Poussés à se réinventer pendant le confinement, des chefs ont proposé une cuisine plus décontractée et abordable, qu’ils pourraient conserver

Cuisines et résilience
Le compte Instagram du chef René Redzepi et un des burgers du Noma à Copenhague

Il a baptisé le printemps 2020, la “saison du burger”. Finis, les oeufs de cailles fumés ou les brochettes de tête de poisson : René Redzepi, le chef du restaurant Noma à Copenhague, deuxième sur la liste des cinquante meilleurs restaurants du monde, a converti sa célèbre table en un “bar à vins et à hamburgers” : “Avant de retrouver le Noma que nous connaissons, soyons ouvert à tous. Nous devons nous réconforter alors prenons un verre et un burger.” Le chef s’est ainsi mué sans transition en aubergiste, proposant une cuisine populaire à l’opposé de son identité culinaire habituelle.

Passé l’état de sidération qui a suivi la fermeture des restaurants, certains chefs ont réagi et décidé, comme lui, de retourner aux fourneaux coûte que coûte. Que ce soit par nécessité économique ou par envie de cuisiner, ils ont bousculé leur immuables menus “dégustation” et leurs assiettes gastronomiques pour proposer des plats à réchauffer, des sandwiches, voire des pique-niques, à leur manière. “Ils ont fait preuve de résilience, ont rajouté une corde à leur arc et bricolé des offres à emporter ou à livrer, plus simples mais réjouissantes, constate Romain Raimbault, directeur d’Omnivore. Et cela a marché.”

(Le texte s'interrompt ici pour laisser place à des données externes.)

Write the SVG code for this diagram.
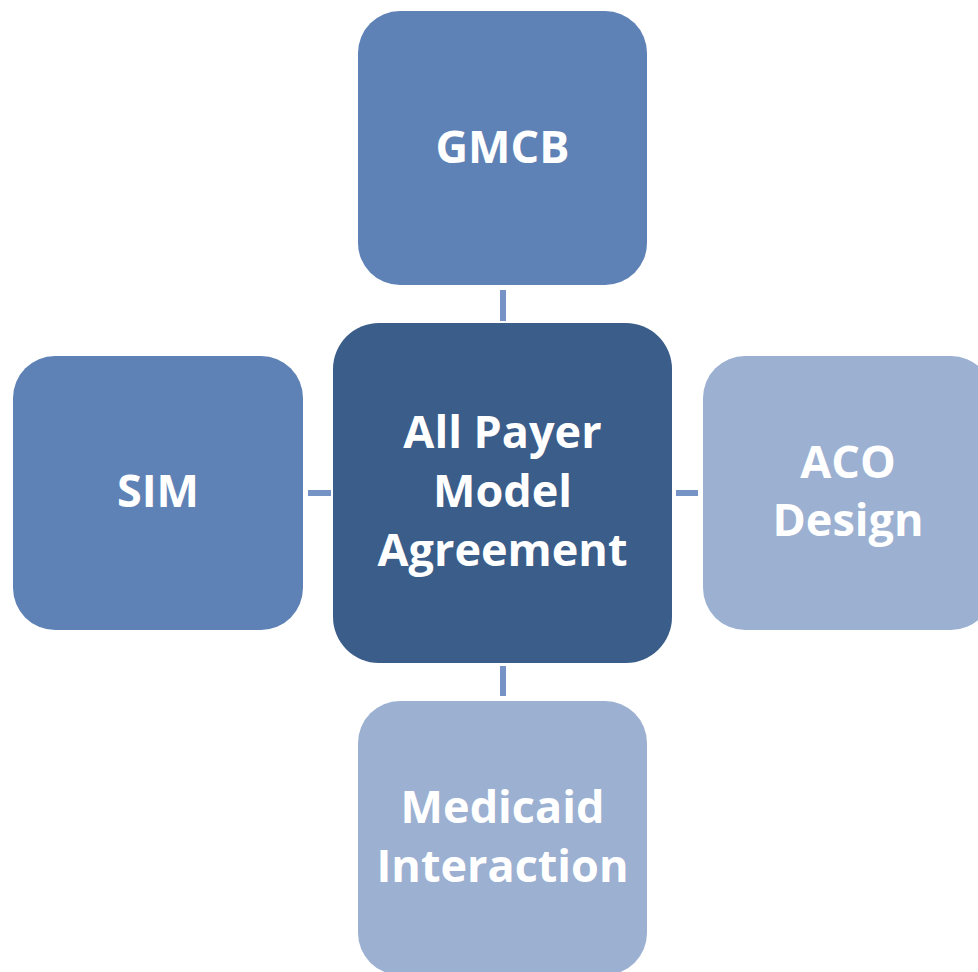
<svg xmlns="http://www.w3.org/2000/svg" width="978" height="972" viewBox="0 0 978 972">
  <style>
    .mid { fill: #5F82B6; }
    .hub { fill: #3A5D8A; }
    .pale { fill: #9CB0D2; }
    .link { fill: #7593C5; }
    .label { font-family: "Open Sans", "Noto Sans", "Liberation Sans", sans-serif; font-weight: 700; font-size: 45px; fill: #FFFFFF; text-anchor: middle; }
  </style>
  <rect width="978" height="972" fill="#FFFFFF"/>

  <!-- short bars joining the hub to each outer box -->
  <g id="connectors">
    <rect class="link" x="500" y="290" width="6" height="31"/>
    <rect class="link" x="308" y="490" width="23" height="6"/>
    <rect class="link" x="676" y="490" width="22" height="6"/>
    <rect class="link" x="500" y="666" width="6" height="30"/>
  </g>

  <g id="gmcb">
    <rect class="mid" x="358" y="11" width="289" height="274" rx="42" ry="42"/>
    <text class="label" x="502.5" y="163">GMCB</text>
  </g>

  <g id="sim">
    <rect class="mid" x="13" y="356" width="290" height="274" rx="42" ry="42"/>
    <text class="label" x="158" y="507">SIM</text>
  </g>

  <g id="all-payer">
    <rect class="hub" x="333" y="323" width="339" height="340" rx="46" ry="46"/>
    <text class="label" x="502.5" y="448">All Payer</text>
    <text class="label" x="502.5" y="507">Model</text>
    <text class="label" x="502.5" y="566">Agreement</text>
  </g>

  <g id="aco-design">
    <rect class="pale" x="703" y="356" width="290" height="274" rx="42" ry="42"/>
    <text class="label" x="848" y="478">ACO</text>
    <text class="label" x="848" y="536">Design</text>
  </g>

  <g id="medicaid">
    <rect class="pale" x="358" y="701" width="289" height="274" rx="42" ry="42"/>
    <text class="label" x="502.5" y="823">Medicaid</text>
    <text class="label" x="502.5" y="882">Interaction</text>
  </g>
</svg>
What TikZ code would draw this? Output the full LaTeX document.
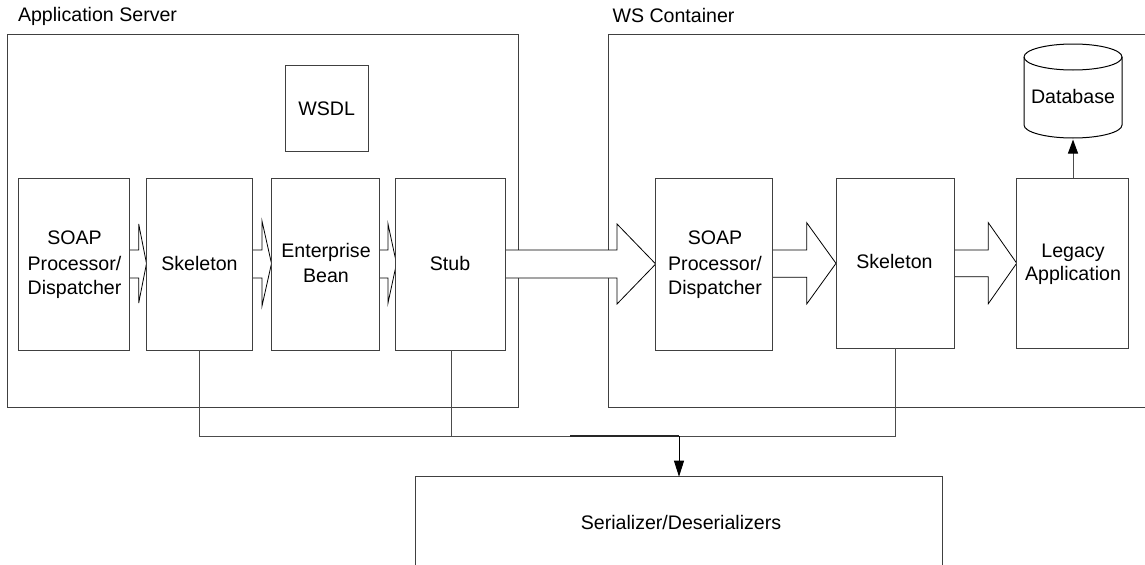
\documentclass[tikz,border=0pt]{standalone}
\usepackage{fontspec}
\setmainfont{Liberation Sans}
\usetikzlibrary{arrows.meta}
\newcommand{\fs}{\fontsize{14.7}{17.5}\selectfont}
\tikzset{
  x=0.75pt,y=-0.75pt,
  boxline/.style={draw=black!75,line width=0.75pt},
  blockarrow/.style={draw=black,line width=0.6pt,fill=white,line join=miter},
  conn/.style={draw=black!70,line width=0.75pt},
  tipdown/.style={-{Triangle[length=12pt,width=7.5pt,black]}},
  tipup/.style={-{Triangle[length=10.5pt,width=7.5pt,black]}},
  lab/.style={font=\fs,inner sep=0pt,outer sep=0pt,align=center,anchor=base},
  box/.style={boxline,fill=white,inner sep=0pt,outer sep=0pt},
}
\newcommand{\boxnode}[5]{% name x0 y0 x1 y1
  \node[box,minimum width=#4*0.75pt-#2*0.75pt,minimum height=#5*0.75pt-#3*0.75pt,anchor=north west] (#1) at (#2,#3) {};}
\newcommand{\barrow}[7]{% from, base, tip, shaft top, shaft bottom, head top, head bottom
  \draw[blockarrow] (#1,#4) -- (#2,#4) -- (#2,#6) -- (#3,{(#6+#7)/2}) -- (#2,#7) -- (#2,#5) -- (#1,#5);}
\begin{document}
\begin{tikzpicture}
\useasboundingbox (0,0) rectangle (1145,564);
\begin{scope}
\clip (0,0) rectangle (1145,564);
% containers
\boxnode{as}{7}{34.5}{518}{407}
\boxnode{ws}{608}{34.5}{1208}{407}
\node[lab,anchor=base west] (aslab) at (18,21.7) {Application Server};
\node[lab,anchor=base west] (wslab) at (612.5,22.7) {WS Container};
% junctions
\coordinate (j1) at (199,436);
\coordinate (j2) at (451,436);
\coordinate (j3) at (679,436);
\coordinate (j4) at (895,436);
% block arrows (box edges are drawn over them)
\fill[white] (505.5,250) rectangle (617,278);
\barrow{129.5}{138.7}{146.5}{250}{278}{224}{303}
\barrow{252}{262}{271.5}{250}{278}{221}{306}
\barrow{379}{388}{396.5}{250}{278}{224}{303}
\barrow{505.5}{617}{655.7}{250}{278}{224}{304}
\barrow{772}{806.7}{836}{250}{277.3}{222.7}{304}
\barrow{954}{988.3}{1016.7}{250}{276.7}{222.7}{303.7}
% boxes
\boxnode{wsdl}{285}{65.5}{368.5}{151.5}
\boxnode{soapa}{18.5}{178}{129.5}{350}
\boxnode{skela}{146}{178}{252}{350}
\boxnode{ejb}{271.5}{178}{379}{350}
\boxnode{stub}{395.5}{178}{505.5}{350}
\boxnode{soapb}{655.7}{178}{772}{350}
\boxnode{skelb}{836}{178}{954}{348.3}
\boxnode{legacy}{1016.7}{178}{1128.3}{348.3}
\boxnode{ser}{415}{476.7}{942.5}{620}
% labels
\node[lab] (wsdllab) at (326.7,115) {WSDL};
\node[lab] (soapalab) at (74.5,294) {SOAP\\[1.8pt]Processor/\\Dispatcher};
\node[lab] (skelalab) at (199.5,270.7) {Skeleton};
\node[lab] (ejblab) at (326,282.7) {Enterprise\\[1.2pt]Bean};
\node[lab] (stublab) at (450,270.7) {Stub};
\node[lab] (soapblab) at (715,294) {SOAP\\[1.8pt]Processor/\\Dispatcher};
\node[lab] (skelblab) at (894.5,268) {Skeleton};
\node[lab] (legacylab) at (1073,280.7) {Legacy\\Application};
\node[lab] (serlab) at (681,529) {Serializer/Deserializers};
% connectors
\draw[conn] (skela.south -| j1) -- (j1) -- (j4) -- (skelb.south -| j4);
\draw[conn] (stub.south -| j2) -- (j2);
\draw[draw=black!85,line width=0.8pt] (570,436) -- (j3);
\draw[draw=black,line width=0.65pt,tipdown] (j3) -- (ser.north -| j3);
% database
\path (1024,57) coordinate (dbl) (1122,57) coordinate (dbr) (1024,125) coordinate (dbbl) (1122,125) coordinate (dbbr);
\draw[draw=black,line width=0.75pt,fill=white] (dbl) arc[start angle=180,end angle=0,x radius=49,y radius=-13] -- (dbbr) arc[start angle=0,end angle=-180,x radius=49,y radius=-13] -- cycle;
\draw[draw=black,line width=0.75pt] (dbl) arc[start angle=180,end angle=360,x radius=49,y radius=-13];
\coordinate (dbbot) at (1073,139.5);
\node[lab] (dblab) at (1073,103.5) {Database};
\draw[conn,tipup] (legacy.north -| dbbot) -- (dbbot);
\end{scope}
\end{tikzpicture}
\end{document}
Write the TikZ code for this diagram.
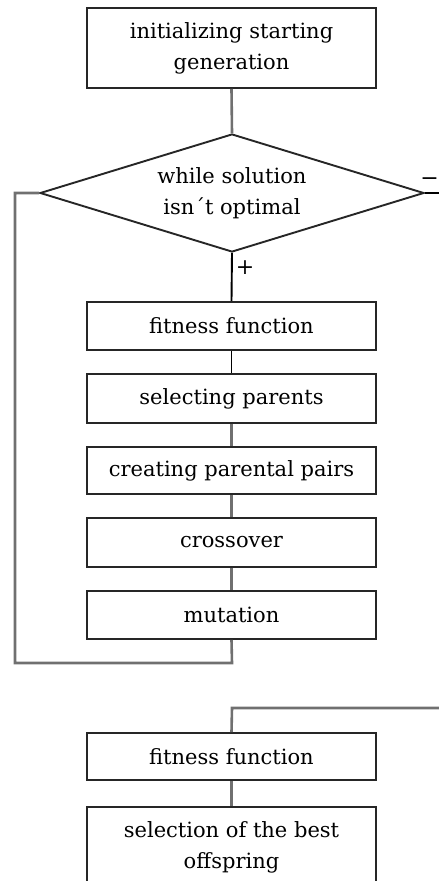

Retour à la simplicité et au plaisir

Ces cuisiniers résilients
Les sushis du SaQuaNa à Honfleur

Ces expériences inédites de cuisine confinée ont même abouti à des réflexions et des remises en question profondes. Confiné au Saquana à Honfleur (14), son restaurant (deux étoiles), Alexandre Bourdas, avait entrepris de réaliser, « en toute naïveté », quelques sushis à emporter pour « tenir compagnie » à son voisin pizzaïolo. En deux jours, il avait déjà 600 commandes et en a vendu jusqu’à 2600, un dimanche de juin… Un déclic vers de grands changements : à la rentrée, le quinquagénaire rendra ses deux étoiles Michelin et troquera définitivement ses menus à 90€ et 140€ pour une formule de plats du jour à 18€ et des sushis. « Je ne veux pas mourir sur scène et le star-system culinaire n’a jamais été mon truc, confesse-t-il. J’ai été très heureux de faire de la haute-couture gastronomique et je serai aussi heureux de faire du prêt-à-porter, bon, accessible et décontracté. »

Liberté, détente et plaisir seraient les mots d’ordre de la cuisine post-déconfinement. Le chef Jean Sulpice, à l’Auberge du Père Bise (2 étoiles à Talloires, 72), va aussi poursuivre sa vente à emporter, ses menus à réchauffer et ses pique-niques. Même dans l’urgence et malgré les entorses à sa cuisine habituelle, le plaisir de (re)cuisiner était au rendez-vous : « Les gens m’ont soutenu, ça leur a plu… Je me suis passionné à trouver comment adapter mon ADN à un autre style de restauration, servi dans des sacs en papiers au lieu de la porcelaine… Je ne peux pas arrêter brutalement. »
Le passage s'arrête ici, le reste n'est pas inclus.